Pierre Doussaint : « Je demande à ceux qui travaillent avec moi d'oublier qui ils sont, d'imaginer qu'ils sont comédiens, d'arriver dans l'imaginaire à projeter leur propre dépassement. Chorégraphie « Mi-anges, mi-démons ».


Un sens qui nous dépassera néanmoins
toujours...

Et sera éternellement masqué ! « Ne demande jamais ton chemin à quelqu'un qui ne le connaît pas, car tu ne pourrais pas t'égarer! » dit Rabbi Reichman de Bratslav. Saint Jean de la Croix lui répond: « Pour aller où l'on ne sait pas, il faut passer par où l'on ne sait pas. » Hermann Hesse ajoute: « Rien n'est plus ennemi du savoir que la volonté de savoir. »
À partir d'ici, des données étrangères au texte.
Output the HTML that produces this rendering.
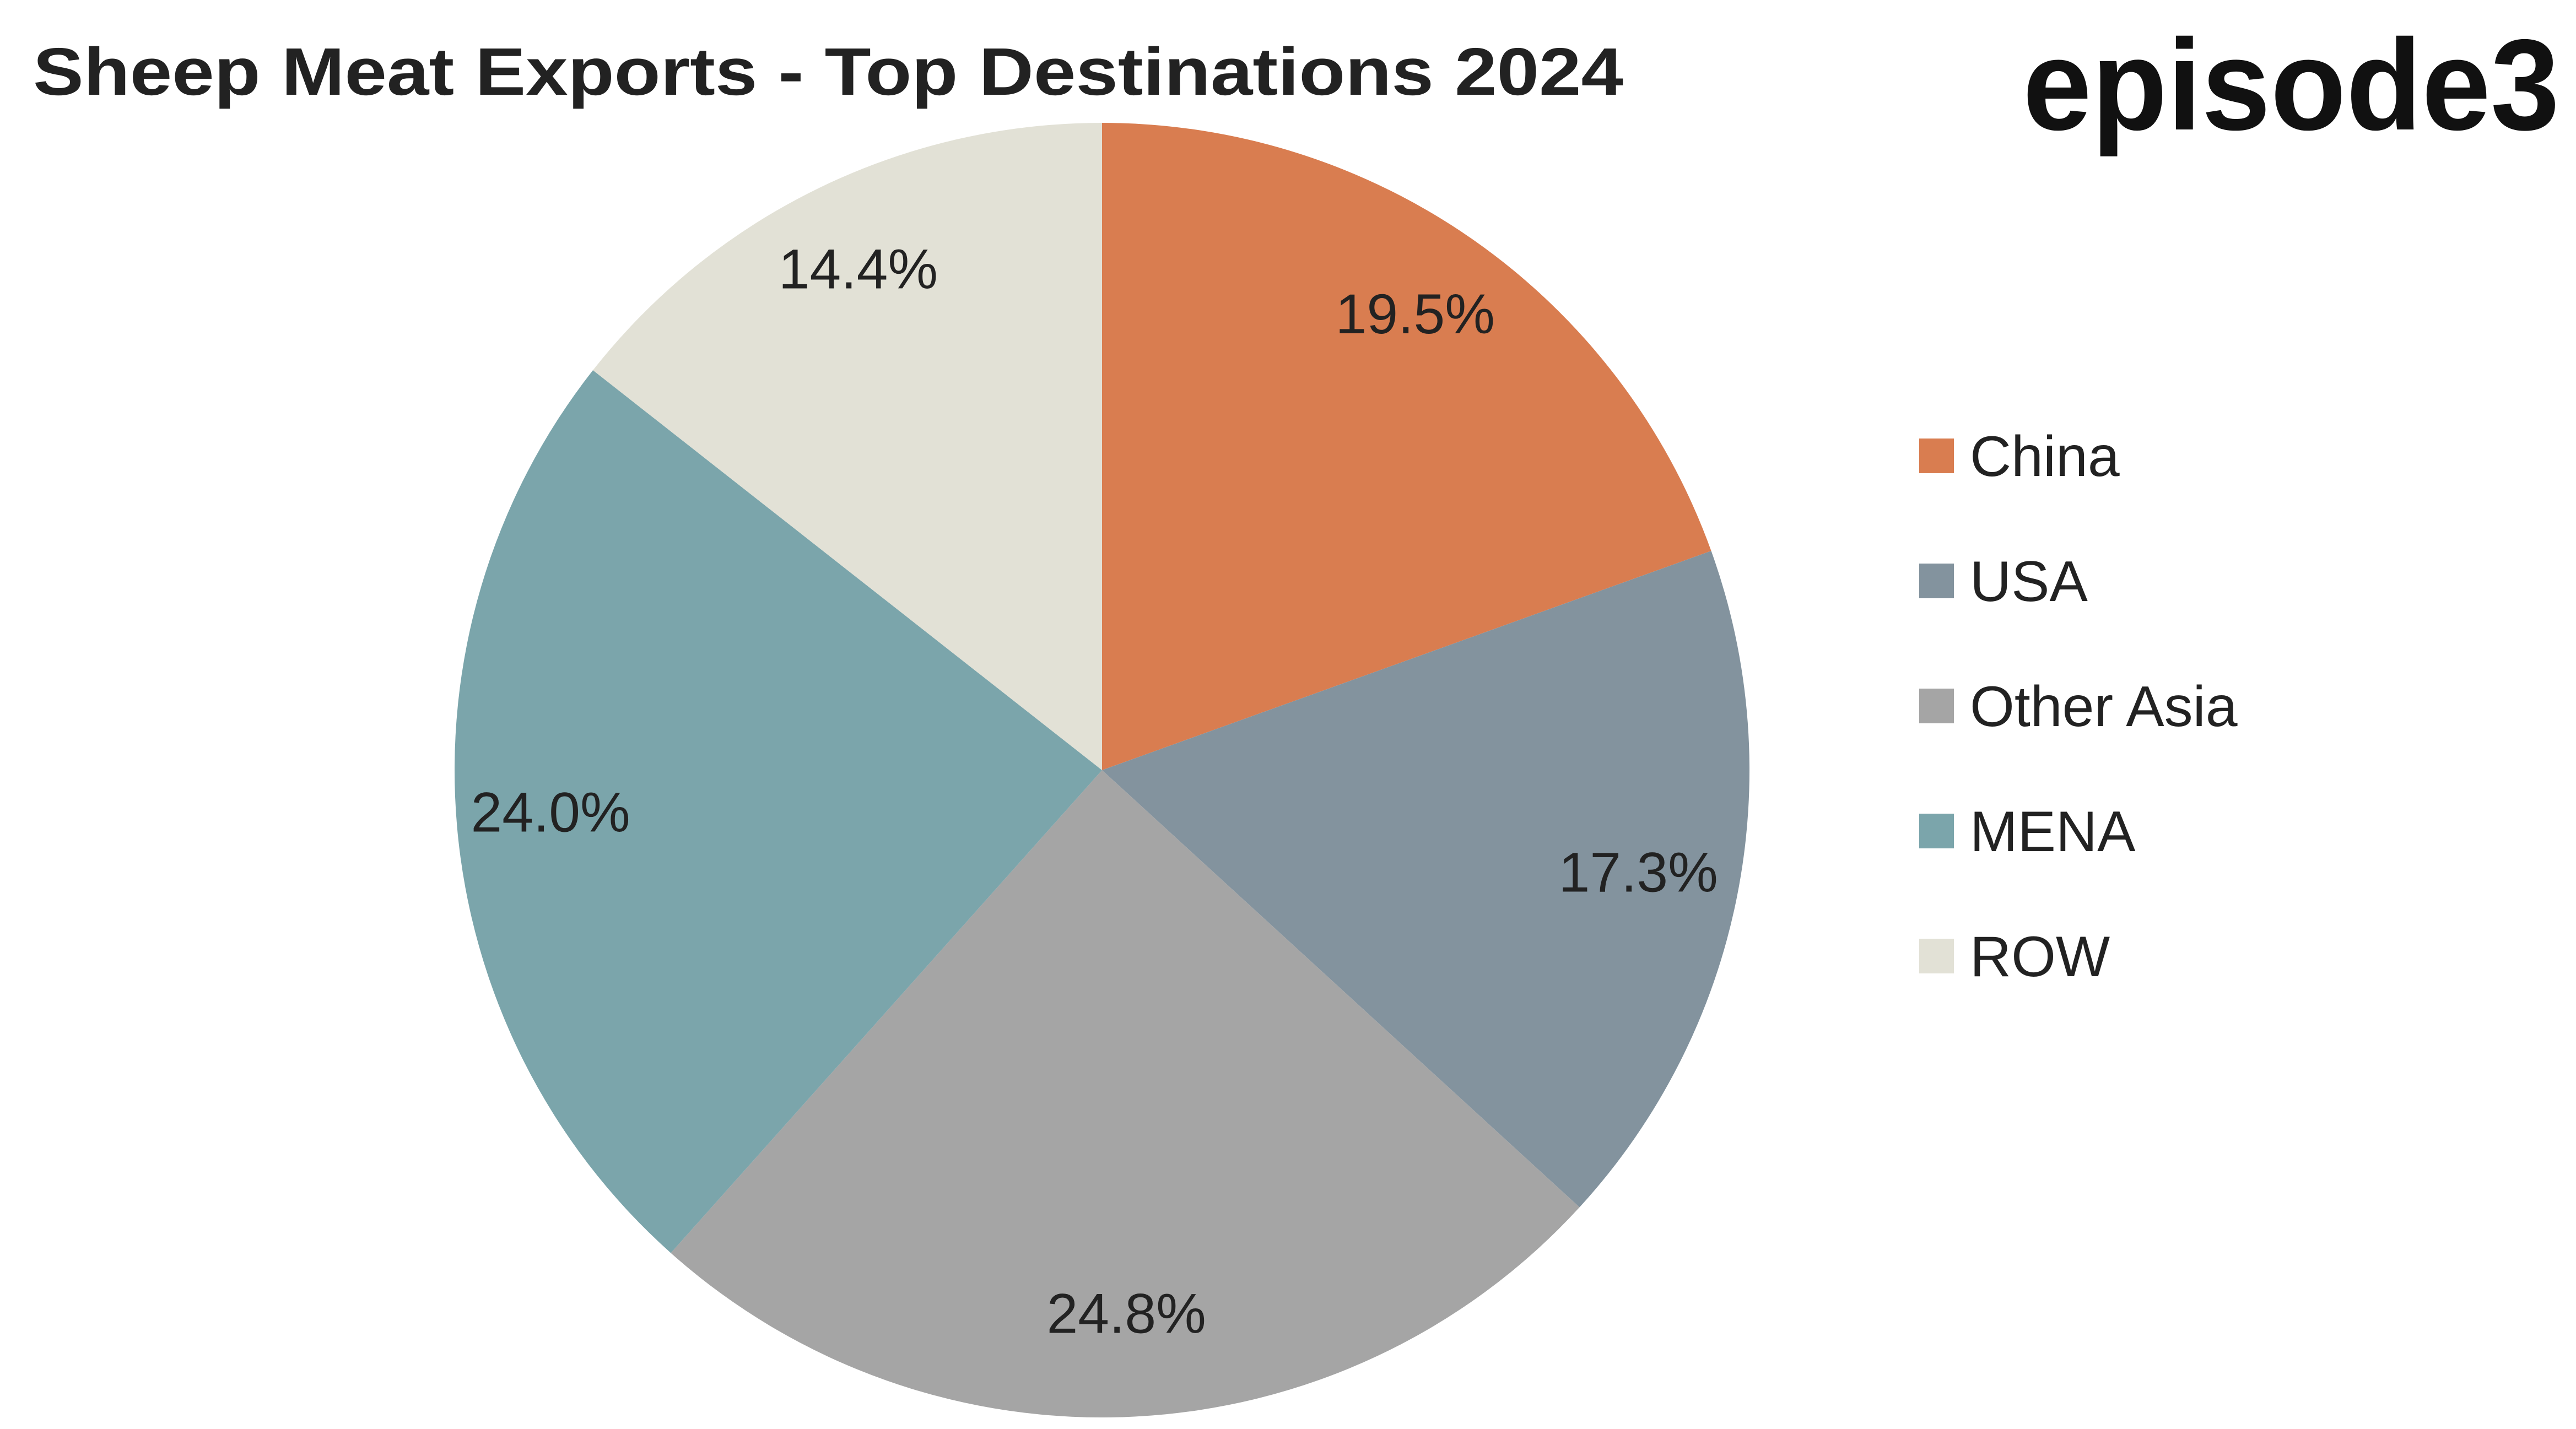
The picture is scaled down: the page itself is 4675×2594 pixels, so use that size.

Toutes ces phrases sont un peu des masques. Et l'art-thérapie, c'est un peu cela aussi, que résume bien Oscar Wilde qui conclut : « Donnez un masque à l'homme, il vous dira la vérité. » Je pense que la clarté crue n'est pas forcément le meilleur chemin vers la lumière. C'est-à-dire que de mettre des sous-titres, des significations pour définir les gens arrête le processus plutôt qu'il ne l'accompagne. Il s'agit certes de ne pas rester dans l'obscurité, mais pas non plus dans la clarté aveuglante. Plutôt dans la pénombre.